C’est cette option qu’adopte Paolo Nori dans ce livre dont il parle lui-même comme d’un roman et non pas comme d’une biographie. Pourtant, il s’agit bien aussi d’une biographie, celle de « l’incroyable vie de Fiodor Mikhaïlovitch Dostoïevski », comme il est indiqué sur la page de couverture. Mais il est tout autant question de Paolo Nori lui-même en tant que lecteur, non seulement de Dostoïevski mais d’un grand nombre d’écrivains russes. Paolo Nori aime passionnément ces écrivains et il a, très tôt, appris le russe pour pouvoir mieux les apprécier. Sa passion est contagieuse, elle donne sa singularité à ce livre en tout point enthousiasmant.
Paolo Nori aime éperdument Dostoïevski mais sans se départir de son esprit critique. Tout ne lui paraît pas du même niveau, il estime que certaines œuvres, comme Le Double, sont ratées ou n’ont pas de sens (L’Adolescent qui pâtit d’avoir été écrit durant la période la plus sereine de la vie de Dostoïevski, selon Nori).

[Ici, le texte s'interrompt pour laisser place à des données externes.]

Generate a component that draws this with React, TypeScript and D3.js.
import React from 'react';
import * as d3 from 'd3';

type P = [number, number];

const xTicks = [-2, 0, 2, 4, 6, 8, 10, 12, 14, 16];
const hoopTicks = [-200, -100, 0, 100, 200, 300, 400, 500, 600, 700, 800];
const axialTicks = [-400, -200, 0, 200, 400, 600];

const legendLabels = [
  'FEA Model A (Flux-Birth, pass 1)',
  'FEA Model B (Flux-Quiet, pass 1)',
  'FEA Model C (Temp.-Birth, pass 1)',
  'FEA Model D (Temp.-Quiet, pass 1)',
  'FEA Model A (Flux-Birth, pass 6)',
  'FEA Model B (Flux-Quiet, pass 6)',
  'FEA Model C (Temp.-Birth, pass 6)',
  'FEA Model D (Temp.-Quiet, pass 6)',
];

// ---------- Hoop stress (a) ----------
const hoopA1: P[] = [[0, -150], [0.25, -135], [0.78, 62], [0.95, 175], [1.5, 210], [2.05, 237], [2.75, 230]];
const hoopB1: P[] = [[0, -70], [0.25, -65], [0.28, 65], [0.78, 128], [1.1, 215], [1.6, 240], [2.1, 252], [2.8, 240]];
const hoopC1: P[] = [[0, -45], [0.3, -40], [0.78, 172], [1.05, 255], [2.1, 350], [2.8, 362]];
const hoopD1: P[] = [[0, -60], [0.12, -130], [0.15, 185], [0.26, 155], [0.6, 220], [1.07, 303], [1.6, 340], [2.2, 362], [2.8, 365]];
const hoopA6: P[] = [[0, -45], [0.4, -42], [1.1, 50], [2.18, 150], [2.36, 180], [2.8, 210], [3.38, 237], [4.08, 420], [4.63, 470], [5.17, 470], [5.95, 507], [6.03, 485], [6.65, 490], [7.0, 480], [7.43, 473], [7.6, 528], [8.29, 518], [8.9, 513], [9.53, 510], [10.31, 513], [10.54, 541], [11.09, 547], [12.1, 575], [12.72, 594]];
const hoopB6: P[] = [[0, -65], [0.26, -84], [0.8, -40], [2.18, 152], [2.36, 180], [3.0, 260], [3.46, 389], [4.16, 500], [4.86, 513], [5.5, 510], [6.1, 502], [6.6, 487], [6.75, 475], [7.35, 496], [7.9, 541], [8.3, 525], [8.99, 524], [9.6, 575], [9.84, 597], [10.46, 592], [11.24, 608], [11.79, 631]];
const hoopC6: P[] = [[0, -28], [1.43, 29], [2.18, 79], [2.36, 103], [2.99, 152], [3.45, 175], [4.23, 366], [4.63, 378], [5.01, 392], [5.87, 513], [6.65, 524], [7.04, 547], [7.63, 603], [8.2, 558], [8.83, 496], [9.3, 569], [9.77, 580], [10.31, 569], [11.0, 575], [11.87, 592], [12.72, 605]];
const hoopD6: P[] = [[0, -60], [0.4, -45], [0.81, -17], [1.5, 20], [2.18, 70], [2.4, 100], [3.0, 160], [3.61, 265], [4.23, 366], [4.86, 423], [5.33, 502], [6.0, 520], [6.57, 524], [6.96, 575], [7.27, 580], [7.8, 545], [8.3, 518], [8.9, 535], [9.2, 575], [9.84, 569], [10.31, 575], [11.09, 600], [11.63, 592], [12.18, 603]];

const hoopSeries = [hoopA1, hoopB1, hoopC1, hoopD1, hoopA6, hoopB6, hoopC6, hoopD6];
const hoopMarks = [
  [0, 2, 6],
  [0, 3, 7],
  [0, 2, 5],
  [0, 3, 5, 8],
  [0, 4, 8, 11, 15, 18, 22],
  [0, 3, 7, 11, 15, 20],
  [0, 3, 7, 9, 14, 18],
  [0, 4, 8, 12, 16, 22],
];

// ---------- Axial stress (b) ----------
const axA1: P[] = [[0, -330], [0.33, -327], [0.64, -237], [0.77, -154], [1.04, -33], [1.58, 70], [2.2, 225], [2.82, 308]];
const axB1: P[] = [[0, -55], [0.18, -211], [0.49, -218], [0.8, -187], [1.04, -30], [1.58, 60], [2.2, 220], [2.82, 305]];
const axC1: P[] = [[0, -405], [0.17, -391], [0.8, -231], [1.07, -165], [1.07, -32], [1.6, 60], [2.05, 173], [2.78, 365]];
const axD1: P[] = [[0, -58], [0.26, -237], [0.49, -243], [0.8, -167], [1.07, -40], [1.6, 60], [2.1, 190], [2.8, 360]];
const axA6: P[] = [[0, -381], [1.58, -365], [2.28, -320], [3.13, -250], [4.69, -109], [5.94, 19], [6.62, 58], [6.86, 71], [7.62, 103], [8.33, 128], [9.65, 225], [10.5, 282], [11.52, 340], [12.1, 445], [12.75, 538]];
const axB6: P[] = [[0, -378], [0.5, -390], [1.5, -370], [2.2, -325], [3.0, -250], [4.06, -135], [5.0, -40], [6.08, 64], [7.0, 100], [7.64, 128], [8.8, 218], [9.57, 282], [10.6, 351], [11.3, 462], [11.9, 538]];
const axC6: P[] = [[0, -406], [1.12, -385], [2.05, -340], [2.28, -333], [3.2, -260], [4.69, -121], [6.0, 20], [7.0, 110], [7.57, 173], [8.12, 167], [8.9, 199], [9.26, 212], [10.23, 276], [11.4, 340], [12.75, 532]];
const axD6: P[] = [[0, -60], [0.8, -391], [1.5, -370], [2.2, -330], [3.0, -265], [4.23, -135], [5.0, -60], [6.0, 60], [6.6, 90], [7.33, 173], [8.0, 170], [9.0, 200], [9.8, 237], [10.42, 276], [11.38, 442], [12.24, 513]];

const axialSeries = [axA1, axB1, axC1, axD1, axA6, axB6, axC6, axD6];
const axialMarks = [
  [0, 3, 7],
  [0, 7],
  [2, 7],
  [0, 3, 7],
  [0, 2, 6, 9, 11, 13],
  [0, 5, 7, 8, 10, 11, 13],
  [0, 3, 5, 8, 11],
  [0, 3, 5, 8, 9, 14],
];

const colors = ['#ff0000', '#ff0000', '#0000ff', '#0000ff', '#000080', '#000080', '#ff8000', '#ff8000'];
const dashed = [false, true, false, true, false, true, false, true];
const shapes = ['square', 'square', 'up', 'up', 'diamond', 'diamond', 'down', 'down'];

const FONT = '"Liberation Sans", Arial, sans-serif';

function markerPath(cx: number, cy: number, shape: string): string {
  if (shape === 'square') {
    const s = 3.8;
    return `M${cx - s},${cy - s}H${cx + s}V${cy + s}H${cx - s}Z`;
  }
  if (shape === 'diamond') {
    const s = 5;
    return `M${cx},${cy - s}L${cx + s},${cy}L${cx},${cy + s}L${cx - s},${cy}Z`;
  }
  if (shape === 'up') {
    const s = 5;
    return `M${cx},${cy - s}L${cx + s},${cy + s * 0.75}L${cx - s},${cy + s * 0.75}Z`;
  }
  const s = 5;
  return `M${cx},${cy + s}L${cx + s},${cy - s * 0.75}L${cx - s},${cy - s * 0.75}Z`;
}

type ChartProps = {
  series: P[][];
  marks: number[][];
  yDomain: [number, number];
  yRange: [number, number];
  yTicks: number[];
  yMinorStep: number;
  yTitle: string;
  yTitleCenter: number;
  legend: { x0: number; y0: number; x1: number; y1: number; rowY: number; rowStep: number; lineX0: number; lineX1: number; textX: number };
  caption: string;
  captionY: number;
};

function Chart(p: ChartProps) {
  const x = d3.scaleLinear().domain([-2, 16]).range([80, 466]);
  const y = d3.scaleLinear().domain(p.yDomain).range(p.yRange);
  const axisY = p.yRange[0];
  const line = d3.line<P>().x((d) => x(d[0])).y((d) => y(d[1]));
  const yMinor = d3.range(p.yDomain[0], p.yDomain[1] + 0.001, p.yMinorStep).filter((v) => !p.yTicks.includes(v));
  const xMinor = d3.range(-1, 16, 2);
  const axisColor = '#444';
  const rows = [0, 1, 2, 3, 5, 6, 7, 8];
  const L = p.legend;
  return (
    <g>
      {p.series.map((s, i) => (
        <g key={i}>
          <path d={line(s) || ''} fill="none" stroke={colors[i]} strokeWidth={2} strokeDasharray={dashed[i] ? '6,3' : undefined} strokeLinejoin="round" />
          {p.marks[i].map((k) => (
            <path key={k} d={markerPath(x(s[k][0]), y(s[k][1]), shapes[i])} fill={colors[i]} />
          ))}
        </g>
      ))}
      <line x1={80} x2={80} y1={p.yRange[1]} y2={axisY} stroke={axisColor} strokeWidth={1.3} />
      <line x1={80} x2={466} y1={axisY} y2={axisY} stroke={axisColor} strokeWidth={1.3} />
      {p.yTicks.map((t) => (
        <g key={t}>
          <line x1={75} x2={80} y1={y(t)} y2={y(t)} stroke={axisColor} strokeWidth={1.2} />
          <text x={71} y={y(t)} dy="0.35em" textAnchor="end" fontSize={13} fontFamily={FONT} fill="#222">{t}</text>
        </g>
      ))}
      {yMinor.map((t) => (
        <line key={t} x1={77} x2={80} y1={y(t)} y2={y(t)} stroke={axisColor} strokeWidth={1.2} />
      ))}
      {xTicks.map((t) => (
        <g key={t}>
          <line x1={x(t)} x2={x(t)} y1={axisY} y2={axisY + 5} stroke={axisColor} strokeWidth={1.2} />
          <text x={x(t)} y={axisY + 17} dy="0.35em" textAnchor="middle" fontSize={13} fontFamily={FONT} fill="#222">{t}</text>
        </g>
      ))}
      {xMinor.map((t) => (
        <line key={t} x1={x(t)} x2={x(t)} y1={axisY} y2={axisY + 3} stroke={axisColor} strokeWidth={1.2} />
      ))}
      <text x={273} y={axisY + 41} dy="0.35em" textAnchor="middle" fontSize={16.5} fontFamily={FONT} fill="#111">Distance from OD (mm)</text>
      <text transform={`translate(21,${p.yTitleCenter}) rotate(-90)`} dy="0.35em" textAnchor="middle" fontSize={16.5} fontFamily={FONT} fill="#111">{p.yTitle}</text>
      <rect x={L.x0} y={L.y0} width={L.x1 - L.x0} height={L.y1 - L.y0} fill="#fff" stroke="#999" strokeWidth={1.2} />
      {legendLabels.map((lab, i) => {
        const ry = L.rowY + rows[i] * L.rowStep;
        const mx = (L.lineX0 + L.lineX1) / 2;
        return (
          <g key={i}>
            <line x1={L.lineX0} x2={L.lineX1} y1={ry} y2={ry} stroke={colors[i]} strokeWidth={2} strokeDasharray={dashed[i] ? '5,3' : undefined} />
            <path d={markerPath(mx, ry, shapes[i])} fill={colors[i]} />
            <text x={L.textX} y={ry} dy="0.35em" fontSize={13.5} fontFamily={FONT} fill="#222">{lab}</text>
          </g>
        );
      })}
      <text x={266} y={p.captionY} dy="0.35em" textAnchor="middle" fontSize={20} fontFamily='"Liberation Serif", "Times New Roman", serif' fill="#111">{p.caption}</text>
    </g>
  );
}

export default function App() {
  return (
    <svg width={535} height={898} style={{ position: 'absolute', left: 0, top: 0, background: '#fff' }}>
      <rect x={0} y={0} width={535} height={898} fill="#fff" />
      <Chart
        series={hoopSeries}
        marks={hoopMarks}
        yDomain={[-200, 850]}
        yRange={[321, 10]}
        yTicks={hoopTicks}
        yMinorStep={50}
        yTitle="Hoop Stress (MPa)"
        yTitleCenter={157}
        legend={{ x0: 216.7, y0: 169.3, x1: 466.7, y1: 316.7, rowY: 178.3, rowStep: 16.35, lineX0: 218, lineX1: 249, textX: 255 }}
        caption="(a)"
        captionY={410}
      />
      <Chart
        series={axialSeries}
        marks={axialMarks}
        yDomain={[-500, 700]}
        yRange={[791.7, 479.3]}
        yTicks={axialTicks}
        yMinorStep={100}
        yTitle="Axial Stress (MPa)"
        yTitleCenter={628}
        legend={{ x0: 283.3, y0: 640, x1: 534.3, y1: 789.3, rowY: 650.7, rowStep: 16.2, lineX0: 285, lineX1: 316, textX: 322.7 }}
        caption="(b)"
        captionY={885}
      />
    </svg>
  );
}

Mais d’autres romans l’ont transporté d’enthousiasme et de passion, à commencer par Crime et Châtiment qu’il lut, pour la première fois, à l’âge de quinze ans : « J’ai eu (…), écrit-il, la sensation suivante : l’objet que j’avais entre les mains (…) avait ouvert en moi une plaie qui continuerait longtemps de saigner (…). Elle saigne encore. »

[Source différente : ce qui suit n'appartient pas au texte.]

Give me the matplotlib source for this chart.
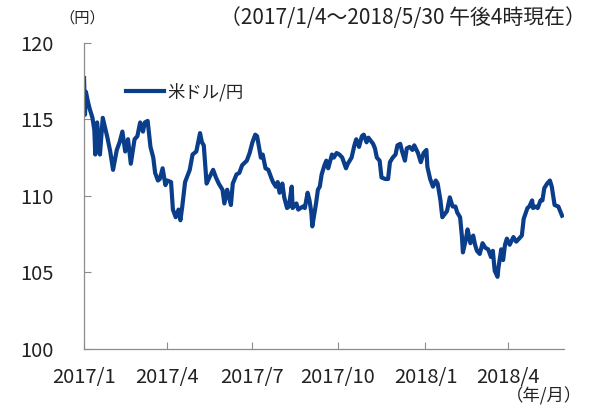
import matplotlib
matplotlib.use('Agg')
import matplotlib.pyplot as plt
import pandas as pd

plt.rcParams['font.family'] = ['Noto Sans CJK JP', 'DejaVu Sans']

# USD/JPY readings (date, rate) taken off the reference chart
dates = [
    '2017-01-04', '2017-01-05', '2017-01-06', '2017-01-08', '2017-01-10', '2017-01-13',
    '2017-01-15', '2017-01-16', '2017-01-18', '2017-01-21', '2017-01-24', '2017-01-29',
    '2017-02-01', '2017-02-04', '2017-02-08', '2017-02-11', '2017-02-14', '2017-02-17',
    '2017-02-20', '2017-02-23', '2017-02-27', '2017-03-02', '2017-03-05', '2017-03-08',
    '2017-03-10', '2017-03-13', '2017-03-16', '2017-03-19', '2017-03-21', '2017-03-24',
    '2017-03-26', '2017-03-29', '2017-04-01', '2017-04-03', '2017-04-07', '2017-04-09',
    '2017-04-12', '2017-04-15', '2017-04-17', '2017-04-19', '2017-04-22', '2017-04-27',
    '2017-04-30', '2017-05-04', '2017-05-08', '2017-05-10', '2017-05-12', '2017-05-15',
    '2017-05-18', '2017-05-22', '2017-05-25', '2017-05-28', '2017-06-01', '2017-06-03',
    '2017-06-06', '2017-06-10', '2017-06-12', '2017-06-16', '2017-06-19', '2017-06-22',
    '2017-06-27', '2017-06-30', '2017-07-03', '2017-07-06', '2017-07-08', '2017-07-12',
    '2017-07-14', '2017-07-17', '2017-07-20', '2017-07-23', '2017-07-25', '2017-07-28',
    '2017-07-30', '2017-08-01', '2017-08-04', '2017-08-06', '2017-08-09', '2017-08-11',
    '2017-08-14', '2017-08-15', '2017-08-19', '2017-08-21', '2017-08-26', '2017-08-28',
    '2017-08-31', '2017-09-02', '2017-09-04', '2017-09-05', '2017-09-09', '2017-09-11',
    '2017-09-13', '2017-09-15', '2017-09-18', '2017-09-20', '2017-09-22', '2017-09-26',
    '2017-09-28', '2017-10-01', '2017-10-04', '2017-10-07', '2017-10-11', '2017-10-13',
    '2017-10-17', '2017-10-20', '2017-10-22', '2017-10-25', '2017-10-28', '2017-10-30',
    '2017-11-02', '2017-11-04', '2017-11-09', '2017-11-11', '2017-11-13', '2017-11-16',
    '2017-11-18', '2017-11-22', '2017-11-25', '2017-11-27', '2017-11-30', '2017-12-03',
    '2017-12-05', '2017-12-08', '2017-12-10', '2017-12-13', '2017-12-15', '2017-12-18',
    '2017-12-21', '2017-12-23', '2017-12-27', '2017-12-30', '2018-01-02', '2018-01-05',
    '2018-01-06', '2018-01-09', '2018-01-12', '2018-01-15', '2018-01-17', '2018-01-20',
    '2018-01-22', '2018-01-27', '2018-01-30', '2018-02-02', '2018-02-05', '2018-02-07',
    '2018-02-10', '2018-02-12', '2018-02-13', '2018-02-16', '2018-02-18', '2018-02-21',
    '2018-02-24', '2018-02-26', '2018-02-28', '2018-03-03', '2018-03-06', '2018-03-09',
    '2018-03-12', '2018-03-15', '2018-03-17', '2018-03-19', '2018-03-22', '2018-03-23',
    '2018-03-26', '2018-03-28', '2018-03-30', '2018-04-01', '2018-04-04', '2018-04-08',
    '2018-04-11', '2018-04-14', '2018-04-17', '2018-04-19', '2018-04-23', '2018-04-25',
    '2018-04-28', '2018-04-29', '2018-05-02', '2018-05-04', '2018-05-07', '2018-05-09',
    '2018-05-11', '2018-05-14', '2018-05-17', '2018-05-19', '2018-05-22', '2018-05-26',
    '2018-05-30',
]
usdjpy = [
    117.7, 115.3, 116.8, 116.2, 115.7, 115.1,
    114.3, 112.7, 114.8, 112.7, 115.1, 113.8,
    112.9, 111.7, 113.0, 113.5, 114.2, 112.9,
    113.7, 112.1, 113.7, 113.9, 114.8, 114.2,
    114.8, 114.9, 113.2, 112.5, 111.5, 111.0,
    111.1, 111.8, 110.7, 111.0, 110.9, 109.1,
    108.6, 109.1, 108.4, 109.3, 110.9, 111.7,
    112.7, 112.9, 114.1, 113.5, 113.3, 110.8,
    111.2, 111.7, 111.2, 110.8, 110.4, 109.5,
    110.4, 109.4, 110.8, 111.4, 111.5, 112.0,
    112.3, 112.8, 113.5, 114.0, 113.9, 112.5,
    112.7, 111.8, 111.7, 111.2, 110.9, 110.6,
    110.9, 110.2, 110.8, 109.9, 109.2, 109.3,
    110.6, 109.2, 109.5, 109.1, 109.3, 109.2,
    110.2, 109.7, 108.9, 108.0, 109.5, 110.4,
    110.6, 111.4, 112.0, 112.3, 111.8, 112.7,
    112.5, 112.8, 112.7, 112.5, 111.8, 112.1,
    112.5, 113.3, 113.7, 113.2, 113.9, 114.0,
    113.5, 113.8, 113.4, 113.1, 112.5, 112.3,
    111.2, 111.1, 111.1, 112.2, 112.5, 112.7,
    113.3, 113.4, 112.9, 112.3, 113.1, 113.2,
    113.0, 113.3, 112.8, 112.2, 112.8, 113.0,
    111.9, 111.1, 110.6, 111.0, 110.8, 109.7,
    108.6, 109.0, 109.9, 109.3, 109.3, 108.9,
    108.6, 107.3, 106.3, 107.1, 107.8, 106.9,
    107.4, 106.8, 106.4, 106.2, 106.9, 106.6,
    106.5, 106.0, 106.4, 105.1, 104.7, 105.3,
    106.5, 105.8, 106.8, 107.2, 106.8, 107.3,
    107.0, 107.2, 107.4, 108.5, 109.2, 109.3,
    109.7, 109.2, 109.3, 109.2, 109.7, 109.7,
    110.5, 110.8, 111.0, 110.6, 109.4, 109.3,
    108.7,
]

tick_dates = ['2017-01-04', '2017-04-03', '2017-07-03', '2017-10-02', '2018-01-04', '2018-04-02']
tick_labels = ['2017/1', '2017/4', '2017/7', '2017/10', '2018/1', '2018/4']
y_ticks = [100, 105, 110, 115, 120]

x = pd.to_datetime(dates)

fig = plt.figure(figsize=(6.09, 4.05), dpi=100)
ax = fig.add_axes([0.138, 0.139, 0.788, 0.755])

ax.plot(x, usdjpy, color='#0a3d8a', linewidth=3.0, label='米ドル/円',
        solid_joinstyle='round')

ax.set_xlim(pd.Timestamp('2017-01-04'), pd.Timestamp('2018-06-01'))
ax.set_ylim(100, 120)
ax.set_yticks(y_ticks)
ax.set_xticks(pd.to_datetime(tick_dates))
ax.set_xticklabels(tick_labels)

for s in ['top', 'right']:
    ax.spines[s].set_visible(False)
for s in ['left', 'bottom']:
    ax.spines[s].set_color('#8c8c8c')
    ax.spines[s].set_linewidth(0.9)

ax.tick_params(axis='y', direction='in', length=5, color='#8c8c8c',
               labelsize=14.5, labelcolor='#222222', pad=22)
ax.tick_params(axis='x', direction='in', length=5, color='#8c8c8c',
               labelsize=14.5, labelcolor='#222222', pad=13)

leg = ax.legend(loc='center left', bbox_to_anchor=(0.055, 0.84), frameon=False,
                handlelength=2.2, handletextpad=0.2, fontsize=12.5)
for t in leg.get_texts():
    t.set_color('#222222')

fig.text(0.962, 0.955, '（2017/1/4～2018/5/30 午後4時現在）', ha='right', va='center',
         fontsize=15, color='#222222')
fig.text(0.135, 0.955, '（円）', ha='center', va='center', fontsize=11, color='#222222')
fig.text(0.893, 0.022, '（年/月）', ha='center', va='center', fontsize=12.5, color='#222222')

fig.savefig('out.png', dpi=100)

L’Idiot, Les Démons et Les Frères Karamazov comptèrent parmi les autres romans qui firent la plus forte impression sur Paolo Nori. Ces œuvres, il se plaît à les commenter, à en citer des passages, tout comme il se délecte, manifestement, à retracer la vie de Dostoïevski, une vie « incroyable », riche en rebondissements, en événements tragiques, en épreuves, en passions délétères. C’est un vrai « roman », en effet, que cette vie-là, la vie d’un homme qui, entre autres péripéties, fut emprisonné puis condamné aux travaux forcés après avoir dû assister à une impensable parodie d’exécution, avant de revenir à Pétersbourg et de s’enfoncer, de plus en plus, dans une ruineuse addiction aux jeux de casino. Paolo Nori raconte ces événements à la manière d’un excellent conteur, mais en conteur qui n’hésite pas à intégrer dans son récit de nombreuses observations, la plupart intéressantes et judicieuses, voire à se livrer à de plus ou moins longues digressions. Tout est prétexte à Nori pour parler également d’autres écrivains russes, Tolstoï bien sûr (selon qui Dostoïevski écrivait mal, un avis que ne partage pas Nori), mais aussi Pouchkine (qui écrivit le premier roman russe -en vers-, Eugène Onéguine), Gogol, Tourgueniev, Gontcharov (à qui l’on doit Oblomov, modèle de « l’homme superflu », personnage récurrent de la littérature russe, y compris dans Les Carnets du Sous-Sol de Dostoïevski) et d’autres encore. Chaque fois que Nori semble se détourner quelque peu de son sujet, c’est, en vérité, pour mieux l’alimenter par de subtiles résonances. Le projet reste assez modeste, si l’on en croit Nori lui-même qui s’en explique ainsi : « Il est impossible, selon moi, d’apprendre Dostoïevski. Il n’y a pas de livre définitif sur Dostoïevski, encore moins celui-ci, je dois l’avouer ; en revanche, il est possible de passer en revue sa vie incroyable… » Ce faisant, tout de même, si Nori ne nous apprend pas Dostoïevski, s’il ne nous en apprend pas non plus beaucoup sur Dostoïevski, il possède cependant l’art non seulement de raconter (ou de passer en revue) mais aussi celui de commenter intelligemment et de proposer ou de suggérer de nombreuses réflexions opportunes et nourrissantes, parfois d’oser des rapprochements étonnants, comme lorsqu’il explique que Porphiri, l’enquêteur de Crime et Châtiment, préfigure l’inspecteur Columbo, en plus de donner furieusement envie de lire ou relire les grands romans de Dostoïevski et d’autres auteurs russes.